The company is on track to meeting its production and sales forecast for the year, says the management. JSW plans 15.75 mt production and 15 mt sales, a rise of 25 and 24 per cent, respectively, over FY16. The continuing ramp-up at Dolvi will support this growth in the coming quarters, it says.

Given the strong execution and ability to deliver, JSW remains a key analyst pick over other Indian steel majors. Investors, however, need to watch for some headwinds in the near term. Global steel prices, rising for six months, have begun correcting and pressure on Indian prices is likely. The September quarter is traditionally a weaker one, with less of construction activity and in demand for long products. Further, MIPs are to be reviewed; an extension or other safeguard will be necessary for supporting domestic prices, given the threat from cheaper import.
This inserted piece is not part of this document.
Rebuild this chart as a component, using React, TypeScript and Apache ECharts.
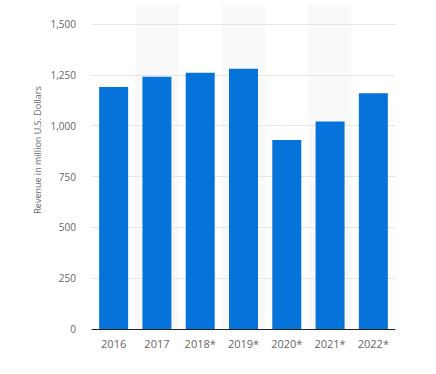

Further the cost of basic raw material such as iron ore and coal are increasing on a sequential basis. All this might lead to some near-term headwinds and the September quarter's performance might be softer.

Nevertheless, steel demand in the country during FY17 is expected to grow by six per cent (it was flat during the June quarter). This will benefit JSW Steel, as growth in construction, automobiles and mining will help during the second half. Thus, any correction in the share price will be an opportunity for investors.